Oganesson, designated by the symbol Og, is the heaviest element currently known on the periodic table. This element represents the limit of what physicists and chemists have been able to synthesize, possessing the highest atomic number of any confirmed substance. It is a man-made, superheavy element that is inherently radioactive and highly unstable. Oganesson exists only fleetingly, having never been found in nature, and is solely produced in highly specialized laboratory environments. Its creation and study push the boundaries of nuclear science and atomic theory.
Identity and Naming
Oganesson possesses the atomic number 118, meaning a single atom contains 118 protons in its nucleus. Its position places it in Group 18, the column of elements known as the noble gases, and it completes the seventh period of the periodic table. The element was officially named in 2016, following the recognition of its discovery by the international scientific bodies, IUPAC and IUPAP, in 2015.
The name “oganesson” honors Russian nuclear physicist Professor Yuri Oganessian. This naming convention recognizes a scientist’s pioneering contributions to the field of superheavy elements. Oganessian is recognized for his significant role in the research and discovery of many of the heaviest elements. This naming made Oganessian only the second person to have an element named after them while still alive.
Synthesis of Element 118
The creation of Oganesson relies on a technique known as cold fusion, which requires immense precision and power within a particle accelerator. The process requires bombarding a target of one heavy isotope with a beam of another, lighter isotope to force their nuclei to fuse. The specific reaction that produced Oganesson involved firing a beam of Calcium-48 ions at a target composed of Californium-249.
Calcium-48 was chosen because its nucleus is relatively neutron-rich and stable, which increases the possibility of a successful, albeit rare, fusion event. The Californium-249 target material was deposited onto titanium foil for the bombardment. The collision of the Calcium and Californium nuclei resulted in a fusion product, Oganesson-294, plus the release of three free neutrons.
The first genuine observation of Oganesson occurred in 2002 at the Joint Institute for Nuclear Research (JINR) in Dubna, Russia. This successful synthesis was the result of a long-standing collaboration between the JINR and the Lawrence Livermore National Laboratory (LLNL) in the United States. The experiments were extremely challenging, requiring a beam dose of \(2.5 \times 10^{19}\) calcium ions over a period of many months to produce just a few atoms. Only a handful of Oganesson atoms have ever been detected, underscoring the difficulty and rarity of its synthesis.
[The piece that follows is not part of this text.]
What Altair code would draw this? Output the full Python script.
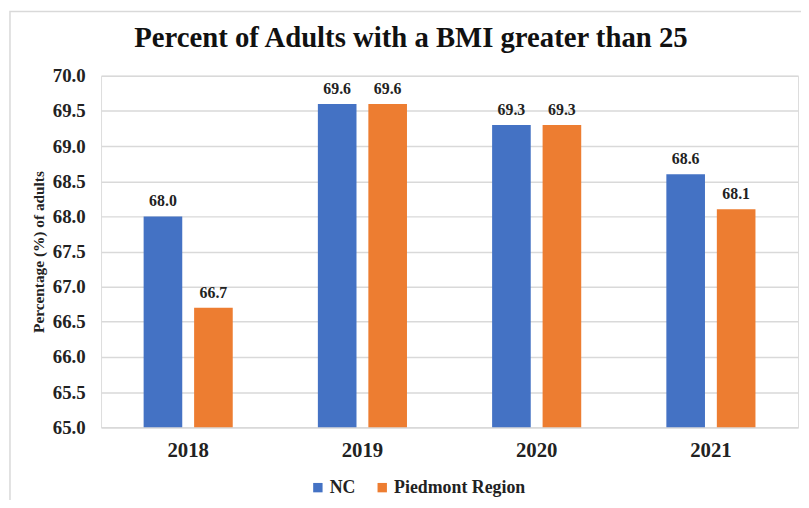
import altair as alt
import pandas as pd

years = ["2018", "2019", "2020", "2021"]
nc_values = [68.0, 69.6, 69.3, 68.6]
piedmont_values = [66.7, 69.6, 69.3, 68.1]
series_names = ["NC", "Piedmont Region"]
colors = ["#4472C4", "#ED7D31"]

rows = []
for i, y in enumerate(years):
    rows.append({"year": y, "series": series_names[0], "value": nc_values[i]})
    rows.append({"year": y, "series": series_names[1], "value": piedmont_values[i]})
df = pd.DataFrame(rows)

FONT = "Liberation Serif"

x = alt.X("year:N", title=None,
          scale=alt.Scale(paddingInner=0.4886, paddingOuter=0.2443),
          axis=alt.Axis(labelAngle=0, labelFontSize=21, labelFontWeight="bold",
                        labelFont=FONT, labelColor="#222222", ticks=False,
                        domainColor="#d9d9d9", domainWidth=1.5, labelPadding=13))
xo = alt.XOffset("series:N", sort=series_names,
                 scale=alt.Scale(paddingInner=0.235, paddingOuter=0))
y = alt.Y("value:Q", title="Percentage (%) of adults",
          scale=alt.Scale(domain=[65, 70], zero=False, nice=False),
          axis=alt.Axis(values=[65, 65.5, 66, 66.5, 67, 67.5, 68, 68.5, 69, 69.5, 70],
                        format=".1f", labelFontSize=19, labelFontWeight="bold",
                        labelFont=FONT, labelColor="#222222", ticks=False, domain=False,
                        gridColor="#d9d9d9", gridWidth=1.5, labelPadding=16,
                        titleFont=FONT, titleFontSize=15.5, titleFontWeight="bold",
                        titleColor="#222222", titlePadding=6))
color = alt.Color("series:N", sort=series_names,
                  scale=alt.Scale(domain=series_names, range=colors),
                  legend=alt.Legend(title=None, orient="none", direction="horizontal",
                                    legendX=210, legendY=407,
                                    symbolType="square", symbolSize=90,
                                    labelFont=FONT, labelFontSize=18, labelFontWeight="bold",
                                    labelColor="#222222", columnPadding=18, labelOffset=3,
                                    symbolStrokeWidth=0))

base = alt.Chart(df)

bars = base.mark_bar().encode(x=x, xOffset=xo, y=y, y2=alt.datum(65), color=color)
labels = base.mark_text(dy=-10, baseline="alphabetic", font=FONT, fontSize=16,
                        fontWeight="bold", color="#222222").encode(
    x=x, xOffset=xo, y=y, text=alt.Text("value:Q", format=".1f"))

border = alt.Chart(pd.DataFrame({"a": [0]})).mark_rect(
    fill=None, stroke="#d9d9d9", strokeWidth=1.5, clip=False).encode(
    x=alt.value(-92), x2=alt.value(720), y=alt.value(-65), y2=alt.value(440))

chart = alt.layer(border, bars, labels).properties(
    width=704, height=355,
    title=alt.TitleParams("Percent of Adults with a BMI greater than 25",
                          font=FONT, fontSize=29, fontWeight="bold", color="#111111",
                          anchor="middle", dx=-39, offset=-43),
    autosize=alt.AutoSizeParams(type="none"),
    padding={"left": 94, "top": 66, "right": 3, "bottom": 71},
).configure_view(stroke=None).configure(background="white")

chart.save("out.html", embed_options={"renderer": "svg", "actions": False})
Predicted Properties and Relativistic Effects
Because only a few atoms of Oganesson have been produced and their existence is brief, scientists cannot directly measure its physical or chemical properties. Consequently, most of what is understood about Oganesson is derived from advanced quantum mechanical calculations and theoretical models. Its most stable known isotope, Oganesson-294 (Og-294), has an extremely short half-life, decaying in less than a millisecond, with values reported around 0.7 to 0.89 milliseconds. This rapid decay makes experimental study virtually impossible.
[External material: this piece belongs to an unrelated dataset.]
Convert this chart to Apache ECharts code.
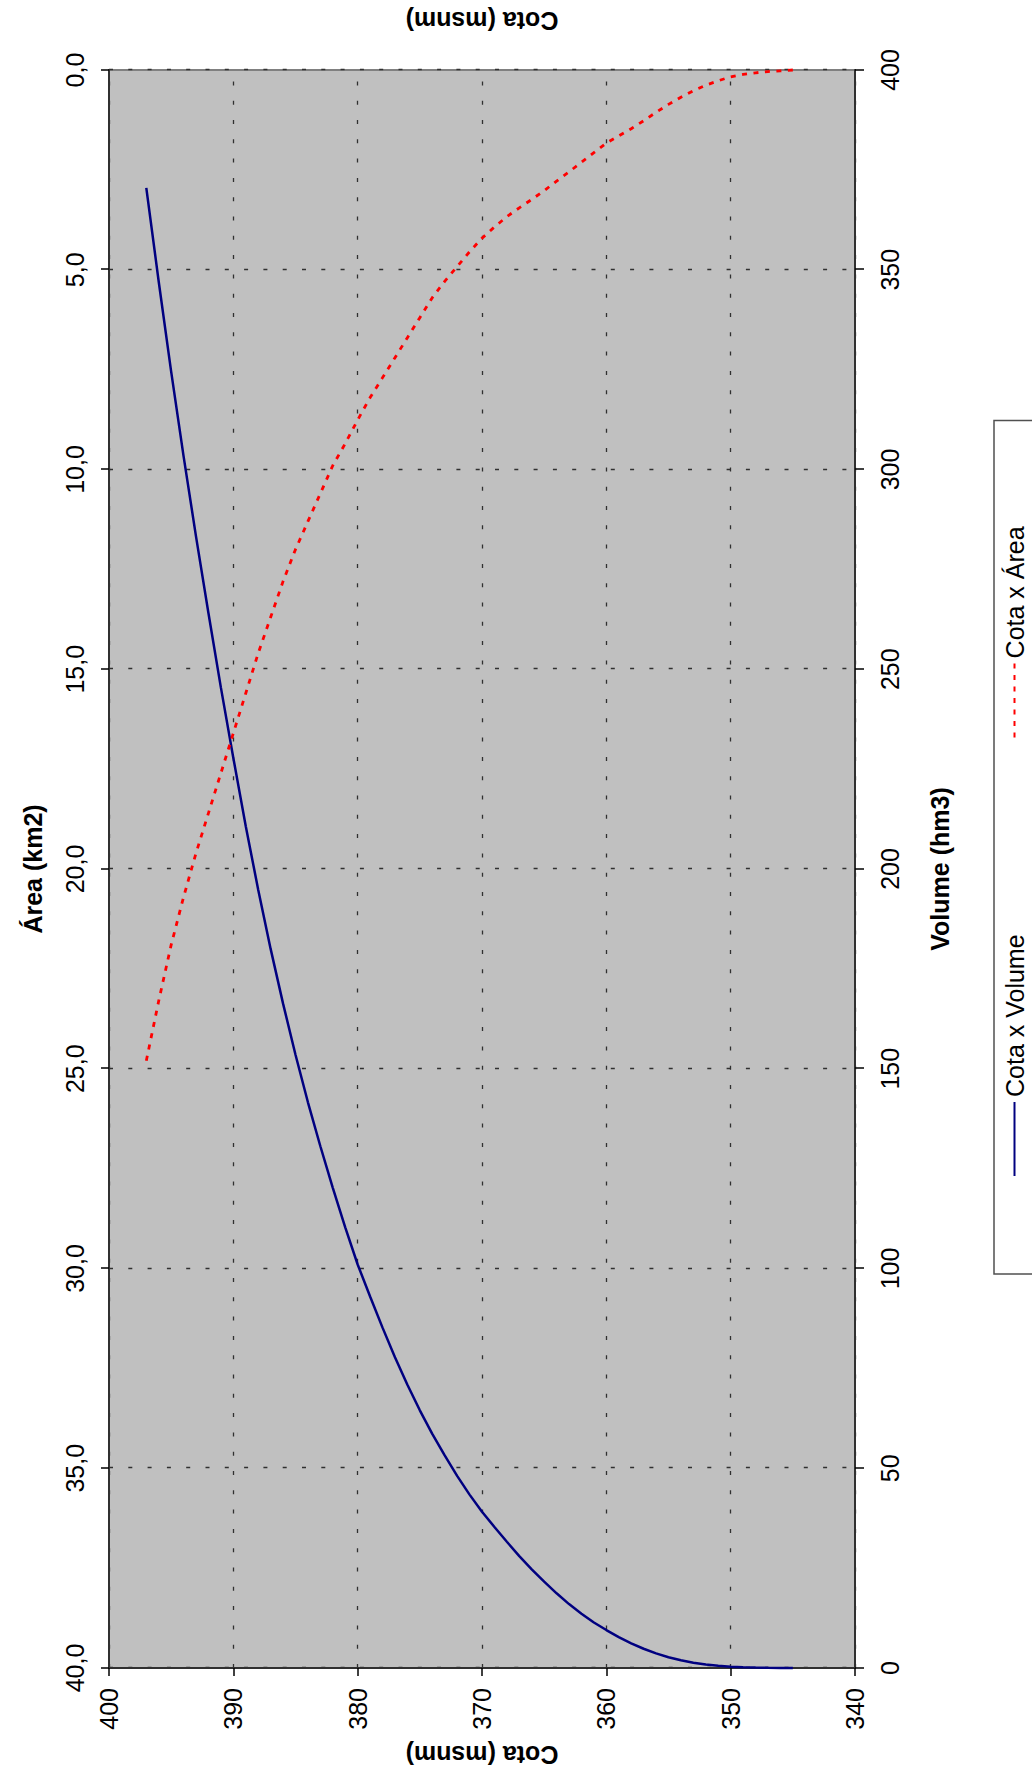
<!DOCTYPE html>
<html>
<head>
<meta charset="utf-8">
<script src="https://cdn.jsdelivr.net/npm/echarts@6/dist/echarts.min.js"></script>
<style>
  html, body { margin: 0; padding: 0; background: #fff; overflow: hidden; width: 1032px; height: 1780px; }
  /* The chart is laid out landscape and turned a quarter turn onto the portrait page */
  #chart {
    position: absolute; left: 0; top: 0;
    width: 1780px; height: 1032px;
    transform-origin: 0 0;
    transform: translate(0, 1780px) rotate(-90deg);
  }
</style>
</head>
<body>
<div id="chart"></div>
<script>
// Reservoir level (m) with the stored volume and the flooded area at each level
const cota = [345, 346, 347, 348, 349, 350, 351, 352, 353, 354,
              355, 356, 357, 358, 359, 360, 361, 362, 363, 364,
              365, 366, 367, 368, 369, 370, 371, 372, 373, 374,
              375, 376, 377, 378, 379, 380, 381, 382, 383, 384,
              385, 386, 387, 388, 389, 390, 391, 392, 393, 394,
              395, 396, 397];
const volume = [0, 0.01, 0.04, 0.1, 0.19, 0.33, 0.55, 0.87, 1.32, 1.92,
                2.69, 3.65, 4.82, 6.19, 7.75, 9.5, 11.4, 13.6, 16.0, 18.7,
                21.6, 24.7, 28.0, 31.6, 35.3, 39.1, 43.4, 48.1, 53.2, 58.6,
                64.5, 70.9, 77.8, 85.2, 93.0, 101.0, 110.3, 120.2, 130.6, 141.6,
                153.5, 166.3, 180.0, 194.8, 210.7, 227.8, 245.4, 264.0, 283.2, 303.3,
                324.5, 347.0, 370.5];
const area = [0, 0.02, 0.04, 0.07, 0.11, 0.17, 0.27, 0.38, 0.52, 0.68,
              0.86, 1.06, 1.27, 1.47, 1.65, 1.83, 2.07, 2.31, 2.55, 2.78,
              3.02, 3.24, 3.45, 3.67, 3.93, 4.21, 4.55, 4.92, 5.29, 5.7,
              6.2, 6.7, 7.2, 7.7, 8.2, 8.76, 9.35, 9.9, 10.6, 11.3,
              12.0, 12.8, 13.7, 14.6, 15.6, 16.6, 17.6, 18.6, 19.6, 20.7,
              21.9, 23.3, 24.8];

const seriesNames = ['Cota x Volume', 'Cota x Área'];
const axisTitles = { volume: 'Volume (hm3)', area: 'Área (km2)', cota: 'Cota (msnm)' };

const FONT = '"Liberation Sans", Arial, Helvetica, sans-serif';
const label = { fontFamily: FONT, fontSize: 25, color: '#000' };
const title = { fontFamily: FONT, fontSize: 25, fontWeight: 'bold', color: '#000' };
const gridDash = { color: '#303030', width: 1.3, type: [4, 15.3] };
const darkAxis = { show: true, lineStyle: { color: '#303030', width: 2 } };

const chart = echarts.init(document.getElementById('chart'), null, { renderer: 'svg' });

chart.setOption({
  animation: false,
  backgroundColor: '#ffffff',
  grid: {
    left: 112, right: 70, top: 109, bottom: 177,
    show: true, backgroundColor: '#C0C0C0', borderColor: '#808080', borderWidth: 2
  },
  legend: {
    data: seriesNames,
    left: 506, top: 994,
    orient: 'horizontal',
    itemWidth: 74, itemHeight: 4, itemGap: 196,
    padding: [8, 106, 40, 97],
    borderColor: '#505050', borderWidth: 1.5, backgroundColor: '#ffffff',
    // legend keys are plain line samples, no marker
    itemStyle: { opacity: 0 },
    textStyle: label
  },
  xAxis: [
    {
      type: 'value', position: 'bottom', min: 0, max: 400, interval: 50,
      name: axisTitles.volume, nameLocation: 'middle', nameGap: 72, nameTextStyle: title,
      axisLine: darkAxis,
      axisTick: { show: true, inside: false, length: 9, lineStyle: { color: '#000', width: 1.5 } },
      axisLabel: Object.assign({ margin: 22 }, label),
      splitLine: { show: true, lineStyle: gridDash }
    },
    {
      type: 'value', position: 'top', min: 0, max: 40, interval: 5, inverse: true,
      name: axisTitles.area, nameLocation: 'middle', nameGap: 64, nameTextStyle: title,
      axisLine: darkAxis,
      axisTick: { show: true, inside: false, length: 8, lineStyle: { color: '#000', width: 1.5 } },
      axisLabel: Object.assign({ margin: 22, formatter: v => v.toFixed(1).replace('.', ',') }, label),
      splitLine: { show: false }
    }
  ],
  yAxis: [
    {
      type: 'value', position: 'left', min: 340, max: 400, interval: 10,
      name: axisTitles.cota, nameLocation: 'middle', nameGap: 74, nameTextStyle: title,
      axisLine: darkAxis,
      axisTick: { show: true, inside: false, length: 8, lineStyle: { color: '#000', width: 1.5 } },
      axisLabel: Object.assign({ margin: 20 }, label),
      splitLine: { show: true, lineStyle: gridDash }
    },
    {
      type: 'value', position: 'right', min: 340, max: 400, interval: 10,
      name: axisTitles.cota, nameLocation: 'middle', nameGap: 37, nameTextStyle: title,
      axisLine: { show: false }, axisTick: { show: false },
      axisLabel: { show: false }, splitLine: { show: false }
    }
  ],
  series: [
    {
      name: seriesNames[0], type: 'line', xAxisIndex: 0, yAxisIndex: 0,
      symbol: 'none', showSymbol: false,
      lineStyle: { color: '#000080', width: 2.5 },
      itemStyle: { color: '#000080' },
      data: cota.map((c, i) => [volume[i], c])
    },
    {
      name: seriesNames[1], type: 'line', xAxisIndex: 1, yAxisIndex: 0,
      symbol: 'none', showSymbol: false,
      lineStyle: { color: '#FF0000', width: 2.8, type: [5, 6.5] },
      itemStyle: { color: '#FF0000' },
      data: cota.map((c, i) => [area[i], c])
    }
  ]
});
</script>
</body>
</html>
The sheer size of the Oganesson nucleus, with its enormous positive charge, causes relativistic effects to dramatically alter the behavior of its electrons. As the inner-shell electrons accelerate to speeds approaching the speed of light, their mass increases, causing the electron shells to contract. This relativistic effect is expected to significantly change the element’s chemistry, making it diverge from the predictable trends of the lighter noble gases.
For instance, while all other Group 18 elements are gases at standard temperature and pressure, Oganesson is predicted to be a solid or a liquid. Theoretical models also suggest that Oganesson may not be truly unreactive, unlike its counterparts, and may even exhibit a metallic or semiconductor nature. This is due to the relativistic effects causing a loss of the distinct shell structure, potentially allowing its outermost electrons to participate in chemical bonding. The study of Oganesson primarily serves to test the accuracy of these theoretical models, providing insights into the fundamental physics of superheavy elements.